== Dataset entries

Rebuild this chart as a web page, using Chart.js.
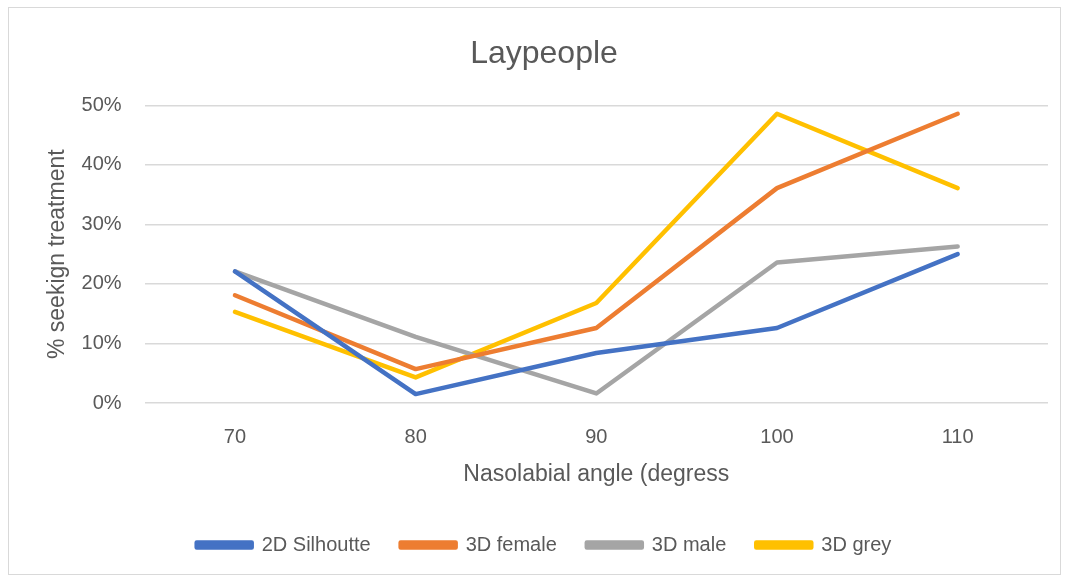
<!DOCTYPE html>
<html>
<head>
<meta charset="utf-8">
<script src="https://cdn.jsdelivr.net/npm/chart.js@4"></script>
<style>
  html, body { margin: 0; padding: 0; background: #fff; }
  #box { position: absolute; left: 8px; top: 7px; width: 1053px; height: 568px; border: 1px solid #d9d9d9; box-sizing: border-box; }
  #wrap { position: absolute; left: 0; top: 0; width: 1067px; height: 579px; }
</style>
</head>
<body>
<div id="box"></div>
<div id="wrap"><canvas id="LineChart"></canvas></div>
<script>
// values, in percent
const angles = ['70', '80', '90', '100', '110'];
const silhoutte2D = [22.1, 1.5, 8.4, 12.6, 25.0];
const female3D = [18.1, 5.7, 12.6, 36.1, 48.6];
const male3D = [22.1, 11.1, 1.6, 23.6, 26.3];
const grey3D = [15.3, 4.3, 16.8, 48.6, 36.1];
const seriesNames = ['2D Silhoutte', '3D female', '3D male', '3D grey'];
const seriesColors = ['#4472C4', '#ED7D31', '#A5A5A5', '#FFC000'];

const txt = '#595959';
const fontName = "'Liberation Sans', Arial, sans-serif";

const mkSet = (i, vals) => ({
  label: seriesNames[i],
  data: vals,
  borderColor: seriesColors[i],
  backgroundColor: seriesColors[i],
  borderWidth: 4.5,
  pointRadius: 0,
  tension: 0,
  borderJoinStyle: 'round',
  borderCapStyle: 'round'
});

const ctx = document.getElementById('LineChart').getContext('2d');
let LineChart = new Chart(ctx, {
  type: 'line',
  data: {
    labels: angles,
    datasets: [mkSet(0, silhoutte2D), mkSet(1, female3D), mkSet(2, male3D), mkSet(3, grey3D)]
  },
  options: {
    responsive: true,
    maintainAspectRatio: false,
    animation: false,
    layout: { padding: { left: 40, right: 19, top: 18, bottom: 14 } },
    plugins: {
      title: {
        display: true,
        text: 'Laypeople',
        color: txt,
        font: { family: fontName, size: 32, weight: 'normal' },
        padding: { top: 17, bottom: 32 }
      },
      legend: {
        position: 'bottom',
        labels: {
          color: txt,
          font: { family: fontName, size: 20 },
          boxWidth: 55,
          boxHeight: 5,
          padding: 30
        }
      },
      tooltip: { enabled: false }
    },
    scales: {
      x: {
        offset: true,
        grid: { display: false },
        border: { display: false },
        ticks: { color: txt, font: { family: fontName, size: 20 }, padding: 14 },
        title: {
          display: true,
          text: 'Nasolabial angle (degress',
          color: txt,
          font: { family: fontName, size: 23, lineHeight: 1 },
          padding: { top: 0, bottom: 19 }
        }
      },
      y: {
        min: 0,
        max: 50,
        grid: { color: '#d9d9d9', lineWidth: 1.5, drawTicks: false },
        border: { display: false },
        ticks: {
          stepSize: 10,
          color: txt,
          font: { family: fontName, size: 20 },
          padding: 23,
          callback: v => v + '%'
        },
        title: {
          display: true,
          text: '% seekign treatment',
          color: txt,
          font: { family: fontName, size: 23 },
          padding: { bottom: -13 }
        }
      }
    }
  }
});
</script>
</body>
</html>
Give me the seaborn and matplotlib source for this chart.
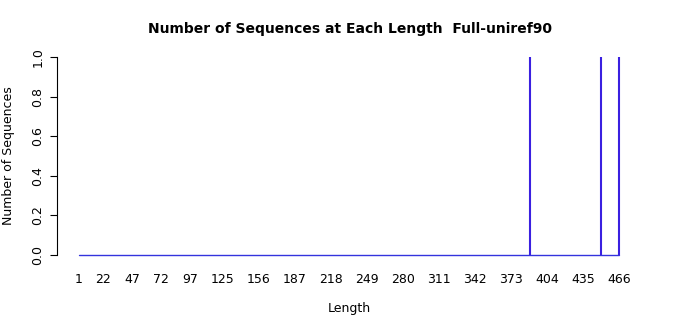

====

#### Stated problem
Write the records out again in full, exactly, and skip every picture.

#### Solved exercise
Rebuild this chart as a web page, using Chart.js.
<!DOCTYPE html>
<html>
<head>
<meta charset="utf-8">
<script src="https://cdn.jsdelivr.net/npm/chart.js@4"></script>
<style>
  html, body { margin: 0; padding: 0; background: #fff; }
  #box { position: absolute; left: 8px; top: 7px; width: 1053px; height: 568px; border: 1px solid #d9d9d9; box-sizing: border-box; }
  #wrap { position: absolute; left: 0; top: 0; width: 1067px; height: 579px; }
</style>
</head>
<body>
<div id="box"></div>
<div id="wrap"><canvas id="LineChart"></canvas></div>
<script>
// values, in percent
const angles = ['70', '80', '90', '100', '110'];
const silhoutte2D = [22.1, 1.5, 8.4, 12.6, 25.0];
const female3D = [18.1, 5.7, 12.6, 36.1, 48.6];
const male3D = [22.1, 11.1, 1.6, 23.6, 26.3];
const grey3D = [15.3, 4.3, 16.8, 48.6, 36.1];
const seriesNames = ['2D Silhoutte', '3D female', '3D male', '3D grey'];
const seriesColors = ['#4472C4', '#ED7D31', '#A5A5A5', '#FFC000'];

const txt = '#595959';
const fontName = "'Liberation Sans', Arial, sans-serif";

const mkSet = (i, vals) => ({
  label: seriesNames[i],
  data: vals,
  borderColor: seriesColors[i],
  backgroundColor: seriesColors[i],
  borderWidth: 4.5,
  pointRadius: 0,
  tension: 0,
  borderJoinStyle: 'round',
  borderCapStyle: 'round'
});

const ctx = document.getElementById('LineChart').getContext('2d');
let LineChart = new Chart(ctx, {
  type: 'line',
  data: {
    labels: angles,
    datasets: [mkSet(0, silhoutte2D), mkSet(1, female3D), mkSet(2, male3D), mkSet(3, grey3D)]
  },
  options: {
    responsive: true,
    maintainAspectRatio: false,
    animation: false,
    layout: { padding: { left: 40, right: 19, top: 18, bottom: 14 } },
    plugins: {
      title: {
        display: true,
        text: 'Laypeople',
        color: txt,
        font: { family: fontName, size: 32, weight: 'normal' },
        padding: { top: 17, bottom: 32 }
      },
      legend: {
        position: 'bottom',
        labels: {
          color: txt,
          font: { family: fontName, size: 20 },
          boxWidth: 55,
          boxHeight: 5,
          padding: 30
        }
      },
      tooltip: { enabled: false }
    },
    scales: {
      x: {
        offset: true,
        grid: { display: false },
        border: { display: false },
        ticks: { color: txt, font: { family: fontName, size: 20 }, padding: 14 },
        title: {
          display: true,
          text: 'Nasolabial angle (degress',
          color: txt,
          font: { family: fontName, size: 23, lineHeight: 1 },
          padding: { top: 0, bottom: 19 }
        }
      },
      y: {
        min: 0,
        max: 50,
        grid: { color: '#d9d9d9', lineWidth: 1.5, drawTicks: false },
        border: { display: false },
        ticks: {
          stepSize: 10,
          color: txt,
          font: { family: fontName, size: 20 },
          padding: 23,
          callback: v => v + '%'
        },
        title: {
          display: true,
          text: '% seekign treatment',
          color: txt,
          font: { family: fontName, size: 23 },
          padding: { bottom: -13 }
        }
      }
    }
  }
});
</script>
</body>
</html>
Give me the seaborn and matplotlib source for this chart.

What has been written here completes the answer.